*Given data*
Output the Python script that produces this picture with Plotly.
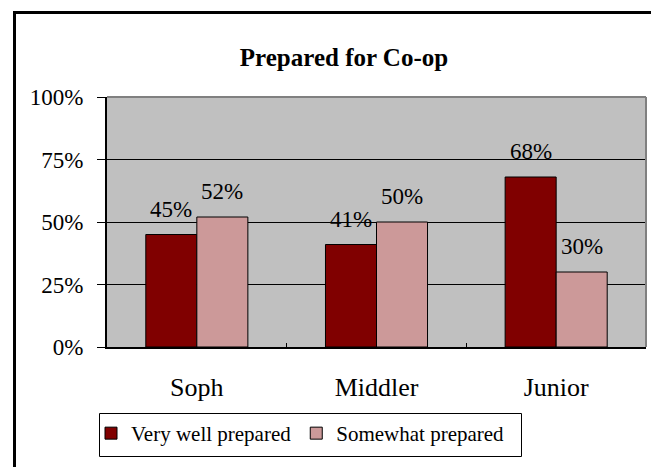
import plotly.graph_objects as go

categories = ["Soph", "Middler", "Junior"]
very_well = [45, 41, 68]
somewhat = [52, 50, 30]
series_names = ["Very well prepared", "Somewhat prepared"]
y_ticks = [0, 25, 50, 75, 100]
y_tick_labels = ["0%", "25%", "50%", "75%", "100%"]

FONT = "Liberation Serif, Times New Roman, serif"
RED = "#800000"
PINK = "#CC9999"

# layout helpers (pixel geometry of the plot area)
L, R, T, B = 99, 638, 89, 339
PW, PH = R - L, B - T
def px(x):
    return (x - L) / PW
def py(y):
    return (B - y) / PH

fig = go.Figure()
fig.add_trace(go.Bar(x=categories, y=very_well, name=series_names[0],
                     marker=dict(color=RED, line=dict(color="black", width=1))))
fig.add_trace(go.Bar(x=categories, y=somewhat, name=series_names[1],
                     marker=dict(color=PINK, line=dict(color="black", width=1))))

half_bar = 25.5
for vals, shift in ((very_well, -half_bar), (somewhat, half_bar)):
    for c, v in zip(categories, vals):
        fig.add_annotation(x=c, y=v, xref="x", yref="y", text=f"{v}%",
                           showarrow=False, xshift=shift, yanchor="bottom", yshift=11,
                           font=dict(family=FONT, size=23, color="black"))

# plot-area top & right border (gray)
fig.add_shape(type="line", xref="paper", yref="paper", x0=0, x1=1, y0=1, y1=1,
              line=dict(color="#808080", width=2), layer="above")
fig.add_shape(type="line", xref="paper", yref="paper", x0=1, x1=1, y0=0, y1=1,
              line=dict(color="#808080", width=2), layer="above")
# outer chart border
fig.add_shape(type="rect", xref="paper", yref="paper",
              x0=px(6.5), x1=px(661), y0=py(465.5), y1=py(4.5),
              line=dict(color="black", width=3), fillcolor="rgba(0,0,0,0)", layer="above")
# legend box
fig.add_shape(type="rect", xref="paper", yref="paper",
              x0=px(91.5), x1=px(513.5), y0=py(448.5), y1=py(405.5),
              line=dict(color="black", width=1), fillcolor="rgba(0,0,0,0)", layer="above")

fig.update_layout(
    width=659, height=467,
    margin=dict(l=L, r=659 - R, t=T, b=467 - B),
    paper_bgcolor="white", plot_bgcolor="#C0C0C0",
    barmode="group", bargap=0.432, bargroupgap=0,
    font=dict(family=FONT, color="black"),
    title=dict(text="<b>Prepared for Co-op</b>", x=336 / 659, xanchor="center",
               xref="container", yref="container", y=1 - 49 / 467, yanchor="middle",
               font=dict(family=FONT, size=25, color="black")),
    showlegend=True,
    legend=dict(orientation="h", x=px(83), xanchor="left",
                y=py(405), yanchor="top",
                borderwidth=0, bgcolor="rgba(0,0,0,0)",
                font=dict(family=FONT, size=21, color="black"),
                itemwidth=30, traceorder="normal"),
)
fig.update_xaxes(showline=True, linecolor="black", linewidth=2,
                 ticks="inside", tickson="boundaries", ticklen=4, tickcolor="black",
                 tickfont=dict(family=FONT, size=26, color="black"),
                 ticklabelstandoff=16, showgrid=False)
fig.update_yaxes(range=[0, 100], tickvals=y_ticks, ticktext=y_tick_labels,
                 showline=True, linecolor="black", linewidth=2,
                 ticks="outside", ticklen=8, tickcolor="black", tickwidth=1,
                 tickfont=dict(family=FONT, size=23, color="black"),
                 ticklabelstandoff=9,
                 showgrid=True, gridcolor="black", gridwidth=1, zeroline=False)

fig.write_html("out.html")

*Problem details*
All of the data above should be transcribed verbatim, with pictures omitted.

*The completed task*
Output the Python script that produces this picture with Plotly.
import plotly.graph_objects as go

categories = ["Soph", "Middler", "Junior"]
very_well = [45, 41, 68]
somewhat = [52, 50, 30]
series_names = ["Very well prepared", "Somewhat prepared"]
y_ticks = [0, 25, 50, 75, 100]
y_tick_labels = ["0%", "25%", "50%", "75%", "100%"]

FONT = "Liberation Serif, Times New Roman, serif"
RED = "#800000"
PINK = "#CC9999"

# layout helpers (pixel geometry of the plot area)
L, R, T, B = 99, 638, 89, 339
PW, PH = R - L, B - T
def px(x):
    return (x - L) / PW
def py(y):
    return (B - y) / PH

fig = go.Figure()
fig.add_trace(go.Bar(x=categories, y=very_well, name=series_names[0],
                     marker=dict(color=RED, line=dict(color="black", width=1))))
fig.add_trace(go.Bar(x=categories, y=somewhat, name=series_names[1],
                     marker=dict(color=PINK, line=dict(color="black", width=1))))

half_bar = 25.5
for vals, shift in ((very_well, -half_bar), (somewhat, half_bar)):
    for c, v in zip(categories, vals):
        fig.add_annotation(x=c, y=v, xref="x", yref="y", text=f"{v}%",
                           showarrow=False, xshift=shift, yanchor="bottom", yshift=11,
                           font=dict(family=FONT, size=23, color="black"))

# plot-area top & right border (gray)
fig.add_shape(type="line", xref="paper", yref="paper", x0=0, x1=1, y0=1, y1=1,
              line=dict(color="#808080", width=2), layer="above")
fig.add_shape(type="line", xref="paper", yref="paper", x0=1, x1=1, y0=0, y1=1,
              line=dict(color="#808080", width=2), layer="above")
# outer chart border
fig.add_shape(type="rect", xref="paper", yref="paper",
              x0=px(6.5), x1=px(661), y0=py(465.5), y1=py(4.5),
              line=dict(color="black", width=3), fillcolor="rgba(0,0,0,0)", layer="above")
# legend box
fig.add_shape(type="rect", xref="paper", yref="paper",
              x0=px(91.5), x1=px(513.5), y0=py(448.5), y1=py(405.5),
              line=dict(color="black", width=1), fillcolor="rgba(0,0,0,0)", layer="above")

fig.update_layout(
    width=659, height=467,
    margin=dict(l=L, r=659 - R, t=T, b=467 - B),
    paper_bgcolor="white", plot_bgcolor="#C0C0C0",
    barmode="group", bargap=0.432, bargroupgap=0,
    font=dict(family=FONT, color="black"),
    title=dict(text="<b>Prepared for Co-op</b>", x=336 / 659, xanchor="center",
               xref="container", yref="container", y=1 - 49 / 467, yanchor="middle",
               font=dict(family=FONT, size=25, color="black")),
    showlegend=True,
    legend=dict(orientation="h", x=px(83), xanchor="left",
                y=py(405), yanchor="top",
                borderwidth=0, bgcolor="rgba(0,0,0,0)",
                font=dict(family=FONT, size=21, color="black"),
                itemwidth=30, traceorder="normal"),
)
fig.update_xaxes(showline=True, linecolor="black", linewidth=2,
                 ticks="inside", tickson="boundaries", ticklen=4, tickcolor="black",
                 tickfont=dict(family=FONT, size=26, color="black"),
                 ticklabelstandoff=16, showgrid=False)
fig.update_yaxes(range=[0, 100], tickvals=y_ticks, ticktext=y_tick_labels,
                 showline=True, linecolor="black", linewidth=2,
                 ticks="outside", ticklen=8, tickcolor="black", tickwidth=1,
                 tickfont=dict(family=FONT, size=23, color="black"),
                 ticklabelstandoff=9,
                 showgrid=True, gridcolor="black", gridwidth=1, zeroline=False)

fig.write_html("out.html")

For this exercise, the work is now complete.